Yes. PSG won the 2025 Champions League final, defeating Inter Milan 5-0. A win in Budapest on May 30 would make them the first club to win back-to-back Champions League titles since Real Madrid won three straight from 2016 to 2018.
When was Arsenal's last Champions League final?
Arsenal's last Champions League final appearance was in 2006, when they lost 2-1 to Barcelona in Paris. Twenty years later, they return to the final in Budapest — this time against PSG.
Where can I watch PSG vs. Arsenal in the Champions League final?
Broadcast rights vary by region, but in the United States, the Champions League final is typically available on CBS, Paramount+, and Univision/TUDN for Spanish-language viewers. Check your local listings closer to May 30 for confirmed broadcast details. Business Standard has a comprehensive streaming guide for international viewers.
The Bottom Line
The 2026 UEFA Champions League final is set: PSG vs. Arsenal, May 30, Budapest. It's a matchup that blends history, rivalry, and genuine high stakes in a way that few finals manage to deliver on paper and then actually deliver on the pitch.
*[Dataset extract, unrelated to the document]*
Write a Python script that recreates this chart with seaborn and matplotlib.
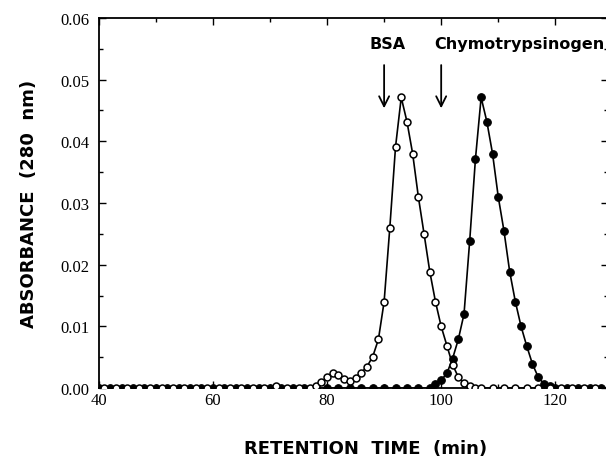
import numpy as np
import pandas as pd
import matplotlib
matplotlib.use("Agg")
import matplotlib.pyplot as plt
from matplotlib.ticker import MultipleLocator
import seaborn as sns

# open circles (BSA run)
bsa_time = list(range(41, 76, 2)) + list(range(77, 108)) + list(range(109, 128, 2))
bsa_abs = ([0.0] * 15 + [0.0003, 0.0, 0.0] +
           [0.0, 0.0004, 0.0010, 0.0018, 0.0025, 0.0022, 0.0015, 0.0012, 0.0017,
            0.0025, 0.0035, 0.0051, 0.0079, 0.0140, 0.0260, 0.0391, 0.0471, 0.0432,
            0.0380, 0.0310, 0.0250, 0.0189, 0.0140, 0.0100, 0.0069, 0.0038, 0.0018,
            0.0008, 0.0004, 0.0001, 0.0] +
           [0.0] * 10)

# filled circles (chymotrypsinogen run)
chy_time = list(range(40, 97, 2)) + list(range(98, 121)) + list(range(122, 129, 2))
chy_abs = ([0.0] * 29 +
           [0.0, 0.0006, 0.0013, 0.0024, 0.0048, 0.0079, 0.0120, 0.0239, 0.0371,
            0.0471, 0.0432, 0.0380, 0.0310, 0.0255, 0.0189, 0.0140, 0.0100, 0.0068,
            0.0039, 0.0018, 0.0007, 0.0004, 0.0] +
           [0.0] * 4)

arrow_labels = ["BSA", "Chymotrypsinogen"]
arrow_x = [90, 100]

sns.set_style("ticks")
plt.rcParams['font.family'] = ['DejaVu Sans']
plt.rcParams.update({"text.color": "black", "axes.labelcolor": "black",
                     "xtick.color": "black", "ytick.color": "black",
                     "axes.edgecolor": "black"})

fig = plt.figure(figsize=(6.06, 4.6), dpi=100)
ax = fig.add_axes([0.163, 0.154, 0.84, 0.805])

bsa = pd.DataFrame({"t": bsa_time, "a": bsa_abs})
chy = pd.DataFrame({"t": chy_time, "a": chy_abs})

sns.lineplot(data=bsa, x="t", y="a", ax=ax, color="black", lw=1.2,
             marker="o", markersize=5, markerfacecolor="white",
             markeredgecolor="black", markeredgewidth=1.1, zorder=3)
sns.lineplot(data=chy, x="t", y="a", ax=ax, color="black", lw=1.2,
             marker="o", markersize=5.5, markerfacecolor="black",
             markeredgecolor="black", zorder=2)

ax.set_xlim(40, 129.2)
ax.set_ylim(0, 0.06)
ax.xaxis.set_major_locator(MultipleLocator(20))
ax.xaxis.set_minor_locator(MultipleLocator(10))
ax.yaxis.set_major_locator(MultipleLocator(0.01))
ax.yaxis.set_minor_locator(MultipleLocator(0.005))
ax.yaxis.set_major_formatter(matplotlib.ticker.FormatStrFormatter('%.2f'))
ax.tick_params(which="both", direction="in", top=True, right=True, width=1)
ax.tick_params(which="major", length=5, labelsize=12)
ax.tick_params(axis="y", which="major", pad=7)
ax.tick_params(axis="x", which="major", pad=3)
ax.tick_params(which="minor", length=3)
for lab in ax.get_xticklabels() + ax.get_yticklabels():
    lab.set_family("Liberation Serif")
for s in ax.spines.values():
    s.set_linewidth(1.3)

ax.set_xlabel("RETENTION  TIME  (min)", fontsize=13, fontweight="bold", labelpad=22)
ax.xaxis.label.set_x(0.525)
ax.set_ylabel("ABSORBANCE  (280  nm)", fontsize=13, fontweight="bold", labelpad=16)

for lab, x in zip(arrow_labels, arrow_x):
    ax.annotate("", xy=(x, 0.0449), xytext=(x, 0.0528),
                arrowprops=dict(arrowstyle="->", color="black", lw=1.3,
                                mutation_scale=18))
ax.text(arrow_x[0] + 0.6, 0.0558, arrow_labels[0], ha="center", va="center",
        fontsize=11.5, fontweight="bold")
ax.text(arrow_x[1] - 1.3, 0.0558, arrow_labels[1], ha="left", va="center",
        fontsize=11.5, fontweight="bold")

fig.savefig("out.png", dpi=100)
PSG have earned their place by surviving perhaps the most dramatic semifinal of the season — nine goals against Bayern Munich over two legs is not how defending champions are supposed to win, but winning ugly still counts. Arsenal have earned their place by showing that their rebuild is complete and their European ambitions are serious.
For neutral observers, this is exactly the kind of final you want: a defending champion chasing history against a resurgent club making their first final in two decades. For PSG fans, it's a chance at immortality. For Arsenal supporters, it's a chance to finally close the gap on the club that eliminated them last season and write a new chapter after 20 years away from this stage.
Mark May 30 in your calendar. Set that noon alarm. This one is worth watching.